Unlike previous student militancy in France, which traditionally had Paris as its centre, the demonstrations against reducing the minimum wage - known as the Smic - have been a largely provincial movement. The protests began in earnest on 10 March and, since a nationwide demonstration call brought 230,000 people out on the streets across the country last Thursday, have been repeated in some towns. A new national demonstration has been called for this Friday.

Lyons and the Breton port of Nantes have been particularly badly hit. In Nantes on Monday, police took three hours to control a stone-throwing crowd. There were similar incidents in Lyons and police said some protesters had looted shops. A total of 73 police were hurt and 90 demonstrators arrested in Lyons.

The motive for the demonstrations was the proposal by Edouard Balladur, the Prime Minister, to allow employers to cut the Smic by 20 per cent for under-26-year- olds, an age group suffering an unemployment rate of 23 per cent, to encourage companies to offer jobs to the young.

Since then, the government has back-tracked twice, saying first that the measure would not apply to those with higher education and then that the cut would be justified by vocational training for one fifth of the working week.
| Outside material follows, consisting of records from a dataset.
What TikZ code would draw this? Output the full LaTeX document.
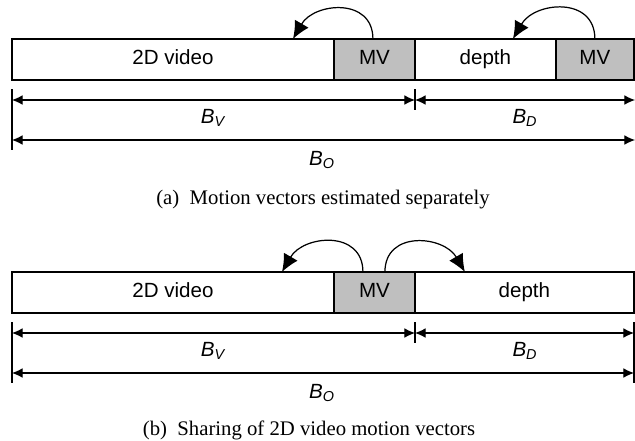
\documentclass[tikz,border=0pt]{standalone}
\usepackage{fontspec}
\setmainfont{Liberation Serif}
\setsansfont{Liberation Sans}
\usetikzlibrary{positioning,arrows.meta}

\tikzset{
	seg/.style={draw, line width=1.1pt, minimum height=0.82cm, outer sep=0pt, inner sep=0pt,
		text height=0.72em, text depth=0.2em,
		font=\sffamily\fontsize{11.7}{13}\selectfont},
	mvseg/.style={seg, fill=gray!50},
	dimline/.style={line width=0.6pt, {Latex[length=6pt,width=5.5pt]}-{Latex[length=6pt,width=5.5pt]}},
	tickline/.style={line width=0.6pt},
	mvarrow/.style={line width=0.7pt, -{Latex[length=10pt,width=9pt]}},
	lbl/.style={font=\sffamily\itshape\fontsize{11.7}{13}\selectfont},
	captext/.style={font=\fontsize{11.8}{13}\selectfont}
}

\begin{document}
\begin{tikzpicture}[x=0.02cm, y=-0.02cm]
		\useasboundingbox (0, 0) rectangle (635, 440);
		% (a) separate motion vectors
		\node[seg, anchor=north west, minimum width=6.44cm] (vidA) at (12, 39) {2D video};
		\node[mvseg, right=0pt of vidA, minimum width=1.62cm] (mvA) {MV};
		\node[seg, right=0pt of mvA, minimum width=2.82cm] (depA) {depth};
		\node[mvseg, right=0pt of depA, minimum width=1.56cm] (mvB) {MV};
		\coordinate (inA) at ([xshift=-0.82cm]vidA.north east);
		\coordinate (inB) at ([xshift=-0.86cm]depA.north east);
		\draw[mvarrow] ([xshift=-0.03cm]mvA.north) to[out=90, in=60, looseness=1.35] (inA);
		\draw[mvarrow] (mvB.north) to[out=90, in=60, looseness=1.35] (inB);
		\coordinate (vlA) at (12, 100);
		\coordinate (vrA) at (415, 100);
		\coordinate (drA) at (635, 100);
		\coordinate (olA) at (12, 140);
		\coordinate (orA) at (635, 140);
		\draw[tickline] (12, 89) -- (12, 150);
		\draw[tickline] (415, 89) -- (415, 110);
		\draw[dimline] (vlA) -- (vrA);
		\draw[dimline] (vrA) -- (drA);
		\draw[dimline] (olA) -- (orA);
		\node[lbl] (bvA) at (213, 118) {B\textsubscript{V}};
		\node[lbl] (bdA) at (525, 118) {B\textsubscript{D}};
		\node[lbl] (boA) at (322, 160) {B\textsubscript{O}};
		\node[captext] (capA) at (323, 200) {(a)\enskip Motion vectors estimated separately};
		% (b) shared motion vectors
		\begin{scope}[shift={(0, 233)}]
			\node[seg, anchor=north west, minimum width=6.44cm] (vidB) at (12, 39) {2D video};
			\node[mvseg, right=0pt of vidB, minimum width=1.62cm] (mvC) {MV};
			\node[seg, right=0pt of mvC, minimum width=4.38cm] (depB) {depth};
			\coordinate (inC) at ([xshift=-1.04cm]vidB.north east);
			\coordinate (inD) at ([xshift=1.0cm]depB.north west);
			\draw[mvarrow] ([xshift=-0.23cm]mvC.north) to[out=90, in=60, looseness=1.35] (inC);
			\draw[mvarrow] ([xshift=0.21cm]mvC.north) to[out=90, in=120, looseness=1.35] (inD);
			\coordinate (vlB) at (12, 100);
			\coordinate (vrB) at (415, 100);
			\coordinate (drB) at (634, 100);
			\coordinate (olB) at (12, 140);
			\coordinate (orB) at (634, 140);
			\draw[tickline] (12, 89) -- (12, 150);
			\draw[tickline] (415, 89) -- (415, 110);
			\draw[tickline] (634, 89) -- (634, 150);
			\draw[dimline] (vlB) -- (vrB);
			\draw[dimline] (vrB) -- (drB);
			\draw[dimline] (olB) -- (orB);
			\node[lbl] (bvB) at (213, 118) {B\textsubscript{V}};
			\node[lbl] (bdB) at (525, 118) {B\textsubscript{D}};
			\node[lbl] (boB) at (322, 160) {B\textsubscript{O}};
			\node[captext] (capB) at (309, 197) {(b)\enskip Sharing of 2D video motion vectors};
		\end{scope}
\end{tikzpicture}
\end{document}
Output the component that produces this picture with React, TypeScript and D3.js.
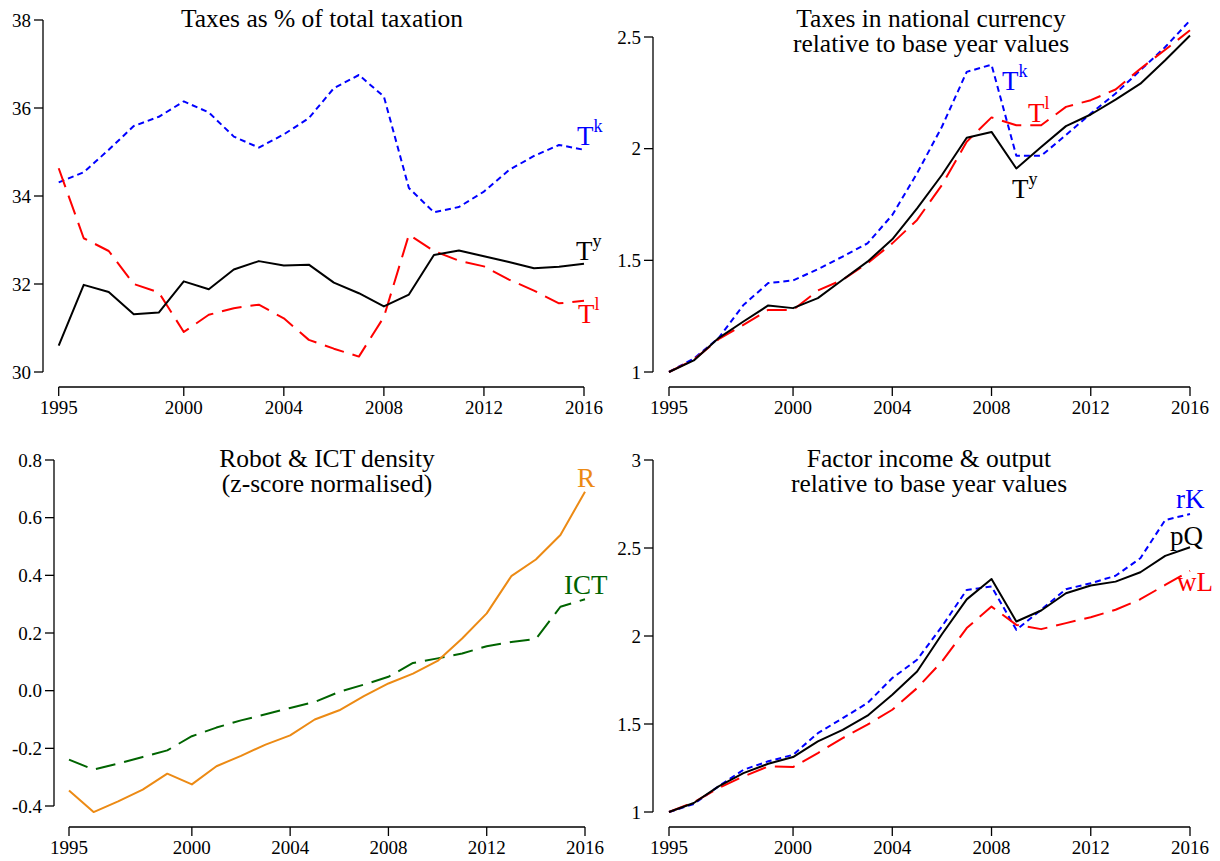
import * as d3 from 'd3';

const years = d3.range(1995, 2017);
const xTicks = [1995, 2000, 2004, 2008, 2012, 2016];

// panel 1: taxes as % of total taxation
const shareTk = [34.31, 34.54, 35.05, 35.59, 35.8, 36.15, 35.9, 35.35, 35.1, 35.4, 35.77, 36.45, 36.75, 36.26, 34.18, 33.63, 33.75, 34.1, 34.59, 34.91, 35.16, 35.05];
const shareTy = [30.6, 31.98, 31.82, 31.31, 31.35, 32.06, 31.88, 32.33, 32.52, 32.42, 32.44, 32.03, 31.79, 31.49, 31.76, 32.66, 32.76, 32.63, 32.5, 32.36, 32.39, 32.46];
const shareTl = [34.63, 33.04, 32.75, 32.0, 31.81, 30.91, 31.3, 31.45, 31.53, 31.22, 30.73, 30.53, 30.35, 31.25, 33.12, 32.75, 32.53, 32.4, 32.1, 31.85, 31.56, 31.62];

// panel 2: taxes relative to base year
const relTk = [1.0, 1.06, 1.152, 1.3, 1.398, 1.41, 1.46, 1.517, 1.576, 1.703, 1.89, 2.098, 2.344, 2.376, 1.968, 1.968, 2.061, 2.157, 2.247, 2.351, 2.455, 2.574];
const relTy = [1.0, 1.052, 1.152, 1.226, 1.298, 1.286, 1.331, 1.413, 1.494, 1.594, 1.733, 1.882, 2.049, 2.075, 1.911, 2.008, 2.101, 2.153, 2.22, 2.291, 2.396, 2.507];
const relTl = [1.0, 1.055, 1.147, 1.211, 1.278, 1.278, 1.365, 1.413, 1.487, 1.576, 1.681, 1.837, 2.031, 2.14, 2.105, 2.105, 2.187, 2.217, 2.265, 2.358, 2.443, 2.53];

// panel 3: robot & ICT density
const robots = [-0.346, -0.421, -0.384, -0.343, -0.288, -0.325, -0.262, -0.226, -0.187, -0.155, -0.1, -0.068, -0.019, 0.025, 0.059, 0.103, 0.181, 0.268, 0.397, 0.455, 0.54, 0.69];
const ict = [-0.239, -0.274, -0.253, -0.23, -0.207, -0.158, -0.128, -0.103, -0.082, -0.06, -0.039, -0.004, 0.021, 0.048, 0.096, 0.112, 0.129, 0.154, 0.169, 0.179, 0.291, 0.317];

// panel 4: factor income & output
const rK = [1.0, 1.045, 1.146, 1.24, 1.288, 1.325, 1.448, 1.533, 1.619, 1.761, 1.865, 2.054, 2.262, 2.281, 2.035, 2.149, 2.266, 2.3, 2.342, 2.442, 2.659, 2.693];
const pQ = [1.0, 1.051, 1.146, 1.221, 1.274, 1.312, 1.401, 1.467, 1.547, 1.666, 1.798, 2.01, 2.208, 2.324, 2.082, 2.145, 2.243, 2.287, 2.309, 2.362, 2.455, 2.504];
const wL = [1.0, 1.055, 1.136, 1.202, 1.259, 1.255, 1.335, 1.42, 1.496, 1.581, 1.704, 1.855, 2.045, 2.167, 2.063, 2.039, 2.073, 2.107, 2.149, 2.209, 2.29, 2.37];

const FONT = '"Liberation Serif", "Times New Roman", serif';
const BLUE = '#0000ff';
const RED = '#ff0000';
const ORANGE = '#ec8a14';
const GREEN = '#006400';
const SHORT_DASH = '6,4';
const LONG_DASH = '20,9';

type Series = { values: number[]; color: string; dash?: string };
type Label = { main: string; sup?: string; x: number; y: number; color: string };

interface PanelProps {
  xRange: [number, number];
  yDomain: [number, number];
  yRange: [number, number];
  yTicks: number[];
  yFormat: (v: number) => string;
  axisX: number;
  axisY: number;
  title: string[];
  titleX: number;
  titleY: number;
  series: Series[];
  labels: Label[];
}

function Panel(p: PanelProps) {
  const x = d3.scaleLinear().domain([1995, 2016]).range(p.xRange);
  const y = d3.scaleLinear().domain(p.yDomain).range(p.yRange);
  const line = d3
    .line<number>()
    .x((_, i) => x(years[i]))
    .y((d) => y(d));
  const yTop = y(p.yTicks[p.yTicks.length - 1]);
  const yBot = y(p.yTicks[0]);

  return (
    <g fontFamily={FONT}>
      {p.title.map((t, i) => (
        <text key={t} x={p.titleX} y={p.titleY + i * 25} textAnchor="middle" fontSize={25.5} fill="#000">
          {t}
        </text>
      ))}

      {/* y axis */}
      <line x1={p.axisX} x2={p.axisX} y1={yBot} y2={yTop} stroke="#000" strokeWidth={1.3} />
      {p.yTicks.map((t) => (
        <g key={t}>
          <line x1={p.axisX - 9} x2={p.axisX} y1={y(t)} y2={y(t)} stroke="#000" strokeWidth={1.3} />
          <text x={p.axisX - 12} y={y(t)} dy="0.35em" textAnchor="end" fontSize={19}>
            {p.yFormat(t)}
          </text>
        </g>
      ))}

      {/* x axis */}
      <line x1={x(1995)} x2={x(2016)} y1={p.axisY} y2={p.axisY} stroke="#000" strokeWidth={1.3} />
      {xTicks.map((t) => (
        <g key={t}>
          <line x1={x(t)} x2={x(t)} y1={p.axisY} y2={p.axisY + 9} stroke="#000" strokeWidth={1.3} />
          <text x={x(t)} y={p.axisY + 27} textAnchor="middle" fontSize={19}>
            {t}
          </text>
        </g>
      ))}

      {p.series.map((s, i) => (
        <path
          key={i}
          d={line(s.values) ?? ''}
          fill="none"
          stroke={s.color}
          strokeWidth={2}
          strokeDasharray={s.dash}
          strokeLinejoin="round"
        />
      ))}

      {p.labels.map((l, i) => (
        <text key={i} x={l.x} y={l.y} fill={l.color} fontSize={27}>
          {l.main}
          {l.sup && (
            <tspan dy={-13} fontSize={18}>
              {l.sup}
            </tspan>
          )}
        </text>
      ))}
    </g>
  );
}

const plain = (v: number) => d3.format('')(v);
const oneDec = (v: number) => d3.format('.1f')(v).replace('−', '-');

export default function App() {
  return (
    <svg
      width={1220}
      height={861}
      style={{ position: 'absolute', left: 0, top: 0, background: '#fff' }}
    >
      <Panel
        xRange={[58.7, 584]}
        yDomain={[30, 38]}
        yRange={[372, 20]}
        yTicks={[30, 32, 34, 36, 38]}
        yFormat={plain}
        axisX={43}
        axisY={387}
        title={['Taxes as % of total taxation']}
        titleX={322}
        titleY={27}
        series={[
          { values: shareTk, color: BLUE, dash: SHORT_DASH },
          { values: shareTl, color: RED, dash: LONG_DASH },
          { values: shareTy, color: '#000' },
        ]}
        labels={[
          { main: 'T', sup: 'k', x: 577, y: 145, color: BLUE },
          { main: 'T', sup: 'y', x: 576, y: 260, color: '#000' },
          { main: 'T', sup: 'l', x: 578, y: 323, color: RED },
        ]}
      />
      <Panel
        xRange={[669, 1190]}
        yDomain={[1, 2.5]}
        yRange={[372, 37]}
        yTicks={[1, 1.5, 2, 2.5]}
        yFormat={plain}
        axisX={653}
        axisY={387}
        title={['Taxes in national currency', 'relative to base year values']}
        titleX={931}
        titleY={27}
        series={[
          { values: relTk, color: BLUE, dash: SHORT_DASH },
          { values: relTl, color: RED, dash: LONG_DASH },
          { values: relTy, color: '#000' },
        ]}
        labels={[
          { main: 'T', sup: 'k', x: 1002, y: 90, color: BLUE },
          { main: 'T', sup: 'l', x: 1028, y: 122, color: RED },
          { main: 'T', sup: 'y', x: 1012, y: 198, color: '#000' },
        ]}
      />
      <Panel
        xRange={[69, 585]}
        yDomain={[-0.4, 0.8]}
        yRange={[806, 460]}
        yTicks={[-0.4, -0.2, 0, 0.2, 0.4, 0.6, 0.8]}
        yFormat={oneDec}
        axisX={54}
        axisY={827}
        title={['Robot & ICT density', '(z-score normalised)']}
        titleX={327}
        titleY={467}
        series={[
          { values: ict, color: GREEN, dash: LONG_DASH },
          { values: robots, color: ORANGE },
        ]}
        labels={[
          { main: 'R', x: 577, y: 487, color: ORANGE },
          { main: 'ICT', x: 564, y: 594, color: GREEN },
        ]}
      />
      <Panel
        xRange={[669, 1190]}
        yDomain={[1, 3]}
        yRange={[812, 460]}
        yTicks={[1, 1.5, 2, 2.5, 3]}
        yFormat={plain}
        axisX={653}
        axisY={827}
        title={['Factor income & output', 'relative to base year values']}
        titleX={929}
        titleY={467}
        series={[
          { values: rK, color: BLUE, dash: SHORT_DASH },
          { values: wL, color: RED, dash: LONG_DASH },
          { values: pQ, color: '#000' },
        ]}
        labels={[
          { main: 'rK', x: 1176, y: 508, color: BLUE },
          { main: 'pQ', x: 1170, y: 545, color: '#000' },
          { main: 'wL', x: 1177, y: 591, color: RED },
        ]}
      />
    </svg>
  );
}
The decree making the proposal law was published yesterday.

The Smic is one of the sacred social advantages the Socialist President, Francois Mitterrand, vowed to protect when Mr Balladur took charge of a conservative government last year.

Since the beginning of the year, politicians from Mr Mitterrand down have been warning that the problems engendered by France's record 3.3 million unemployment could bring 'a social explosion'. With the young unemployed from the underprivileged suburbs generally blamed for the violence of the recent protests, the fear now is that, unless the movement fizzles out naturally, France could be in for a restive spring.